### Objective
Transcribe exactly the lines from the one containing "Give me the matplotlib source for this chart." through the one containing "rx, ry = r_px / ppx, r_px / ppy", both included, and leave out any pictures.
◇ ◇ ◇
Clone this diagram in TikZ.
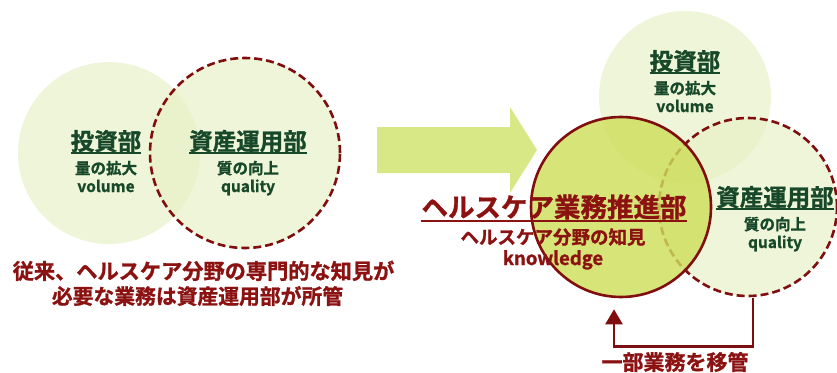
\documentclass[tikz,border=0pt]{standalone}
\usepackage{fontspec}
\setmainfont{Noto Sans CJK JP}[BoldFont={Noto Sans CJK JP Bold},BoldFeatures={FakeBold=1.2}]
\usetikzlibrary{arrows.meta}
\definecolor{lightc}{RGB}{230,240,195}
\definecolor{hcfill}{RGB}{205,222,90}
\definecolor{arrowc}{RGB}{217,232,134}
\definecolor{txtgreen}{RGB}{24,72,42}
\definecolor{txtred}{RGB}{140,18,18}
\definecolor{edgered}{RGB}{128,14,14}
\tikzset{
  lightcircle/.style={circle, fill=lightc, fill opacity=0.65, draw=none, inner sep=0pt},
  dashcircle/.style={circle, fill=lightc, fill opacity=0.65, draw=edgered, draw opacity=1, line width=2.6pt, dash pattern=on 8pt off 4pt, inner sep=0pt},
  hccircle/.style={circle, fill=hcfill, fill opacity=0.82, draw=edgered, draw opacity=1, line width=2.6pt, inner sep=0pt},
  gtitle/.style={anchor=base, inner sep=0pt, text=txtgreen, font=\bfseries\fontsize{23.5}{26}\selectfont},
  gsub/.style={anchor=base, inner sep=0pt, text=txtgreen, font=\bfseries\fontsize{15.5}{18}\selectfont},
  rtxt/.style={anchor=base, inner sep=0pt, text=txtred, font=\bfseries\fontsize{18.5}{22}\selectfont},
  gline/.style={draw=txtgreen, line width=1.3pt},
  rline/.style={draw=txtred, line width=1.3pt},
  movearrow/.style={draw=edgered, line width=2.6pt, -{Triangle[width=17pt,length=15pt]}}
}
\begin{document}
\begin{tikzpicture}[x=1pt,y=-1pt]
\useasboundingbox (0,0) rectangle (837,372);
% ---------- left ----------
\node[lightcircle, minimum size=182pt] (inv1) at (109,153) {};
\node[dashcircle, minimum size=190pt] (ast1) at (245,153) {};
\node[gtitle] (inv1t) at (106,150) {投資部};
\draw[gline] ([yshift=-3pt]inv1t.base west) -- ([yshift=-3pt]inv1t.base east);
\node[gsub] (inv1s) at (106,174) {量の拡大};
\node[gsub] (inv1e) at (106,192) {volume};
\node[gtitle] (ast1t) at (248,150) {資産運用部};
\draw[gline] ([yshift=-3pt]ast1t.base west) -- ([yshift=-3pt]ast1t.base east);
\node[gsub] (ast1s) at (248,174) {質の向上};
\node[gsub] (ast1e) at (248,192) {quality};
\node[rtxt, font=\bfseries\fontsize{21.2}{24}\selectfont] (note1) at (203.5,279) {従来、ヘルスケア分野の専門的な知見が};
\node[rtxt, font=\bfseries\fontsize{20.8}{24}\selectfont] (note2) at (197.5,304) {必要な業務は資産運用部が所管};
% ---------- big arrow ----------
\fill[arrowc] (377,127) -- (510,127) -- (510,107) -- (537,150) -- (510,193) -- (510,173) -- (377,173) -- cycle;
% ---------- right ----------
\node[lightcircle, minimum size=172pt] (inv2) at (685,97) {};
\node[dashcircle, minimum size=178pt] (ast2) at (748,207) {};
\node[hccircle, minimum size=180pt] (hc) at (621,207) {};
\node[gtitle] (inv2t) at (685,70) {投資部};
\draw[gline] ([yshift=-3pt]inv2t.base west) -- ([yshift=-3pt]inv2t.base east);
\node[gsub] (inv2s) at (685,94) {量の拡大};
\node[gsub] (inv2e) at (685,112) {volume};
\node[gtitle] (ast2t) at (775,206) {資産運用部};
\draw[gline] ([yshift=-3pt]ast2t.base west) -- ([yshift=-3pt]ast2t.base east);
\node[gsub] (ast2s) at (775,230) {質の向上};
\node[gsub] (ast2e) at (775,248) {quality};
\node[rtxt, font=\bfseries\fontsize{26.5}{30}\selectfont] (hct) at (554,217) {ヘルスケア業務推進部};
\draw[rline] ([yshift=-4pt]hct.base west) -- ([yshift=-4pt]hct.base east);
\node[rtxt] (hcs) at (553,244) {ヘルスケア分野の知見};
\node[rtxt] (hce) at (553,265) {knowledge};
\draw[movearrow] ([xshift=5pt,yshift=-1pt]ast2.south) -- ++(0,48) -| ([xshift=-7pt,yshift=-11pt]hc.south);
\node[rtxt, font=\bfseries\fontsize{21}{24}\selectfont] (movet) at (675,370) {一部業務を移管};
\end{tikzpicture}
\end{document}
◇ ◇ ◇
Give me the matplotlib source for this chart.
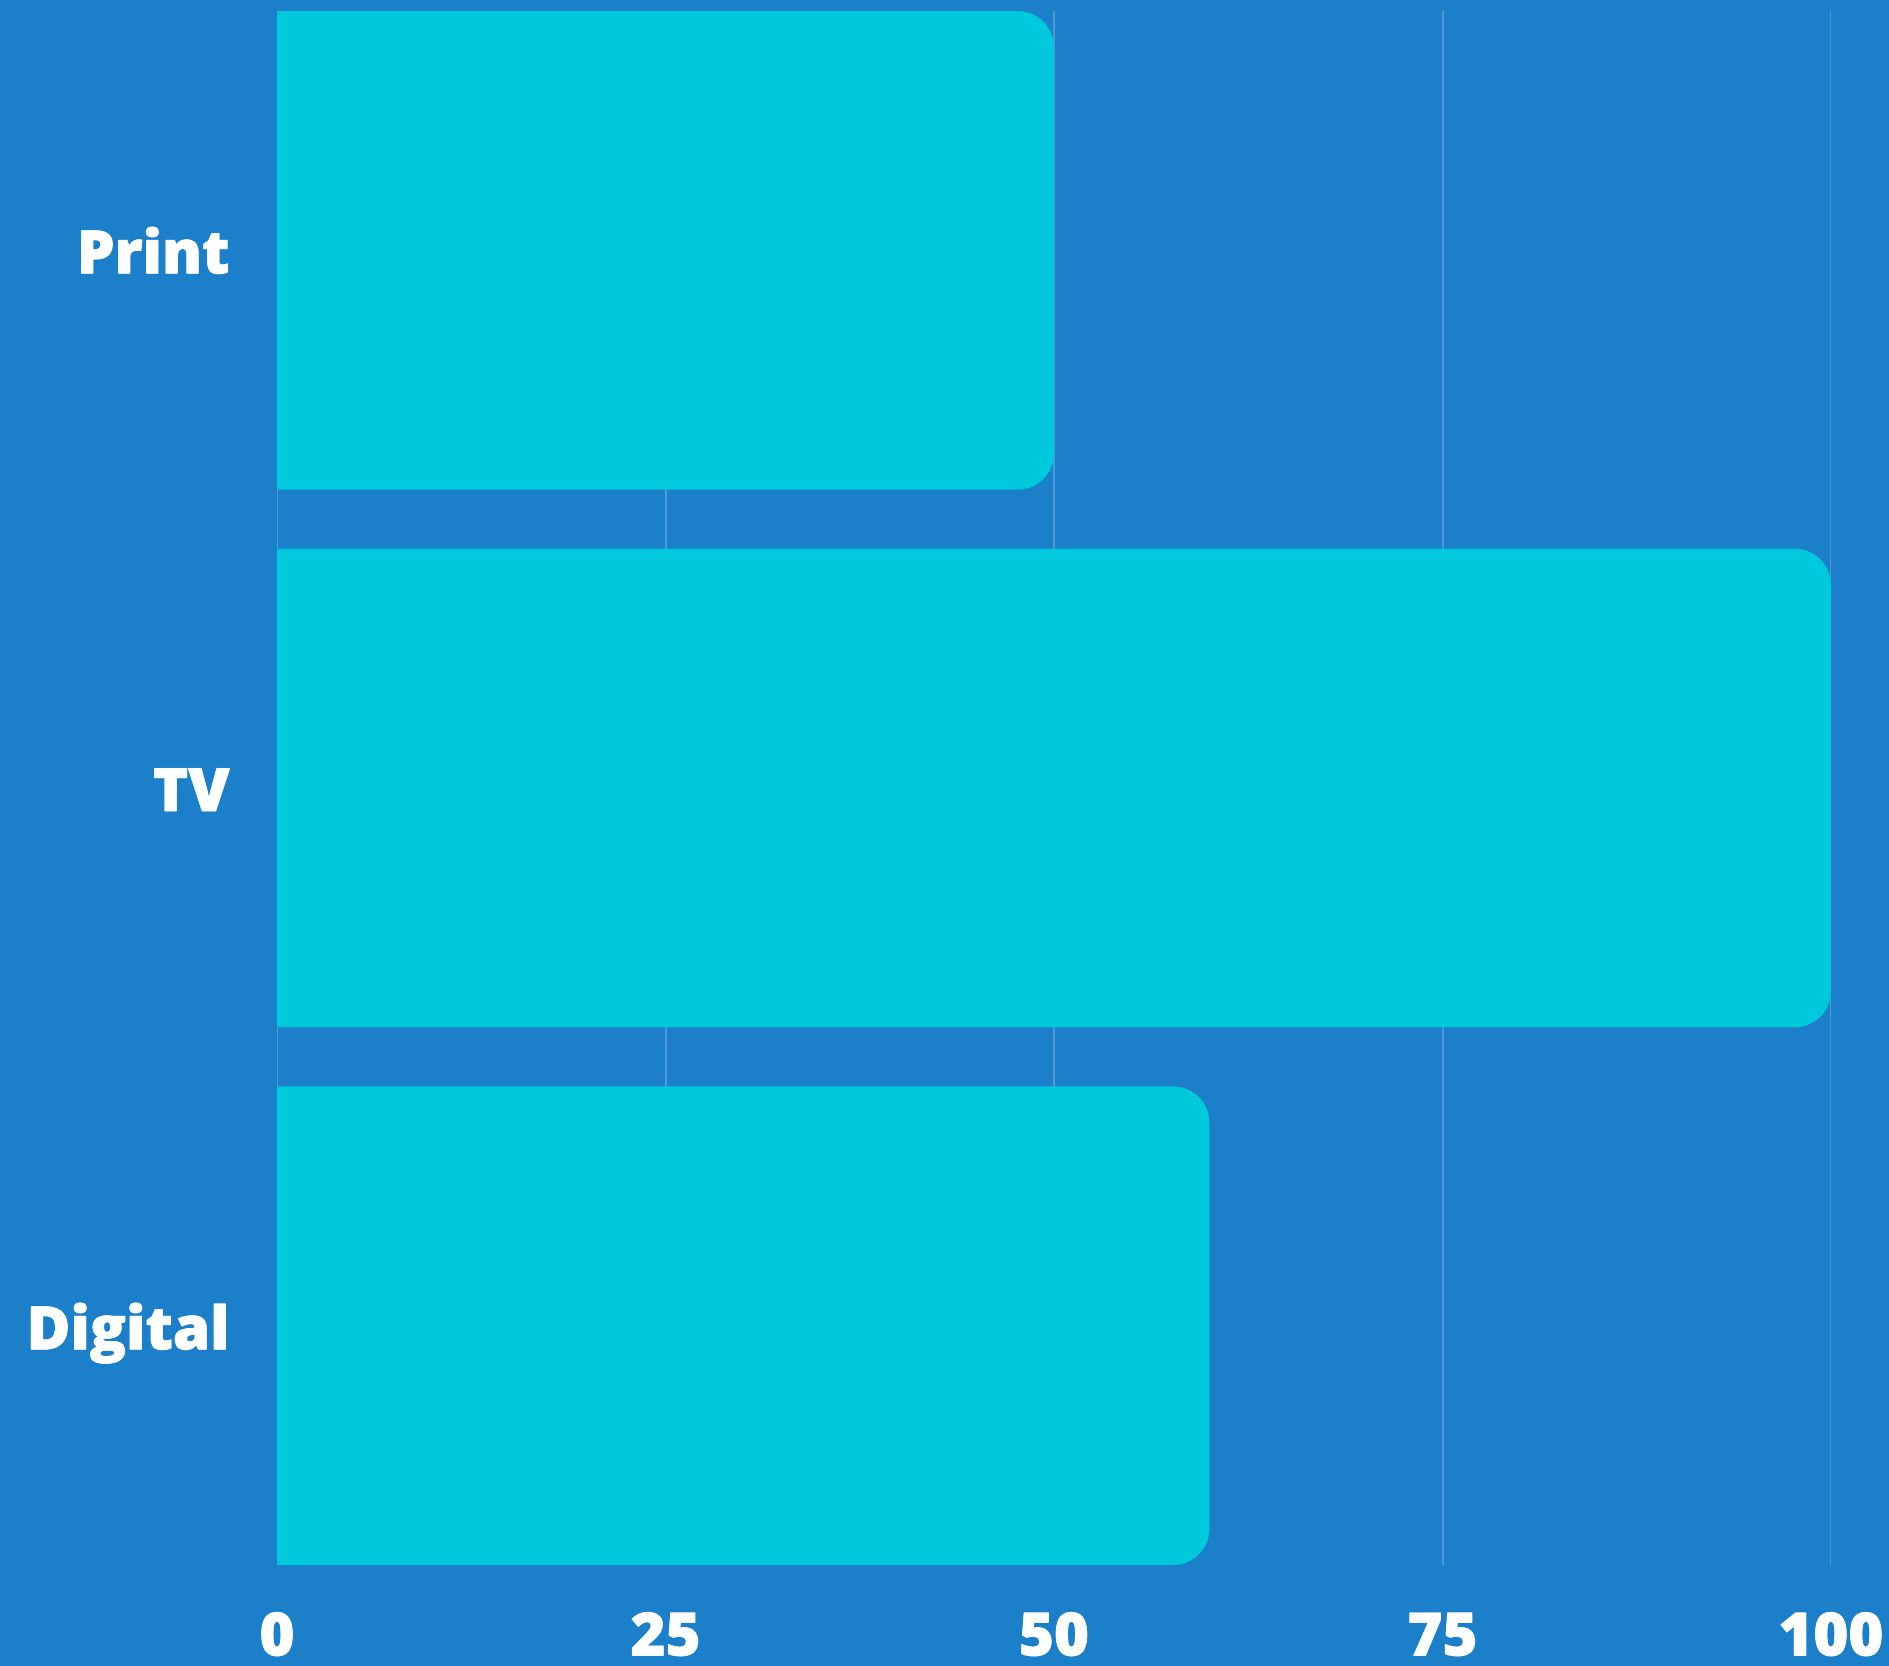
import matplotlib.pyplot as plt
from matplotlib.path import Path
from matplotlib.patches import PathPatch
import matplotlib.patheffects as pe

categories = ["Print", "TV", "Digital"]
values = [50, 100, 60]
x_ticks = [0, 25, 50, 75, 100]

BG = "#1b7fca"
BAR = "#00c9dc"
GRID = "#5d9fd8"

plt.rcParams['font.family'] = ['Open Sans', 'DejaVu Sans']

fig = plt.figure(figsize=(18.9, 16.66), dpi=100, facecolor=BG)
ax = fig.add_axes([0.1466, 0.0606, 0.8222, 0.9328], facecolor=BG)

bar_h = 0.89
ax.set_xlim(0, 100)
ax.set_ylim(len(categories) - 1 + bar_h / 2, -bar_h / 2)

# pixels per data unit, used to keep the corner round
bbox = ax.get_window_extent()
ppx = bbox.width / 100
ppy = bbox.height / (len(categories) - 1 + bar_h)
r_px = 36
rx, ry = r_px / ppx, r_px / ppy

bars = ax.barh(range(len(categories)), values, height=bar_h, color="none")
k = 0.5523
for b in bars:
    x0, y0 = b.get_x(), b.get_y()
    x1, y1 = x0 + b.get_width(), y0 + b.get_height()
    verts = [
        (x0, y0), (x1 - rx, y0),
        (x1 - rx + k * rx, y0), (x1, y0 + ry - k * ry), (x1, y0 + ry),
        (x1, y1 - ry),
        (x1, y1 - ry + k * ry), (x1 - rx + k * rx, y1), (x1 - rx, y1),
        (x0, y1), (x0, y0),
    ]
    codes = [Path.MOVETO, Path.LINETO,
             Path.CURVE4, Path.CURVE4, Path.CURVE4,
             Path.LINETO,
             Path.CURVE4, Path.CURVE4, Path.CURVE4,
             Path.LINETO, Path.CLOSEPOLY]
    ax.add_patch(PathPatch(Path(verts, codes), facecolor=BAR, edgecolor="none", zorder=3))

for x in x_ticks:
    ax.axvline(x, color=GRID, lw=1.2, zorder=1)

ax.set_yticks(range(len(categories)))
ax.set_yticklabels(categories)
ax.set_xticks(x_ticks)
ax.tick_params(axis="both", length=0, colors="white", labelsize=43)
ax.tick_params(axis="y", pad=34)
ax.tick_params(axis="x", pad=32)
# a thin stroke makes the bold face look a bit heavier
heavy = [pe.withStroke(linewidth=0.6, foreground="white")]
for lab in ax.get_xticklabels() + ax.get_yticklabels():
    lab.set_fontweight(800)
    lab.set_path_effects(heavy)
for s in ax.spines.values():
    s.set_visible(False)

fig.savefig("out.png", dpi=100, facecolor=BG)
◇ ◇ ◇
### Solved exercise
Give me the matplotlib source for this chart.
import matplotlib.pyplot as plt
from matplotlib.path import Path
from matplotlib.patches import PathPatch
import matplotlib.patheffects as pe

categories = ["Print", "TV", "Digital"]
values = [50, 100, 60]
x_ticks = [0, 25, 50, 75, 100]

BG = "#1b7fca"
BAR = "#00c9dc"
GRID = "#5d9fd8"

plt.rcParams['font.family'] = ['Open Sans', 'DejaVu Sans']

fig = plt.figure(figsize=(18.9, 16.66), dpi=100, facecolor=BG)
ax = fig.add_axes([0.1466, 0.0606, 0.8222, 0.9328], facecolor=BG)

bar_h = 0.89
ax.set_xlim(0, 100)
ax.set_ylim(len(categories) - 1 + bar_h / 2, -bar_h / 2)

# pixels per data unit, used to keep the corner round
bbox = ax.get_window_extent()
ppx = bbox.width / 100
ppy = bbox.height / (len(categories) - 1 + bar_h)
r_px = 36
rx, ry = r_px / ppx, r_px / ppy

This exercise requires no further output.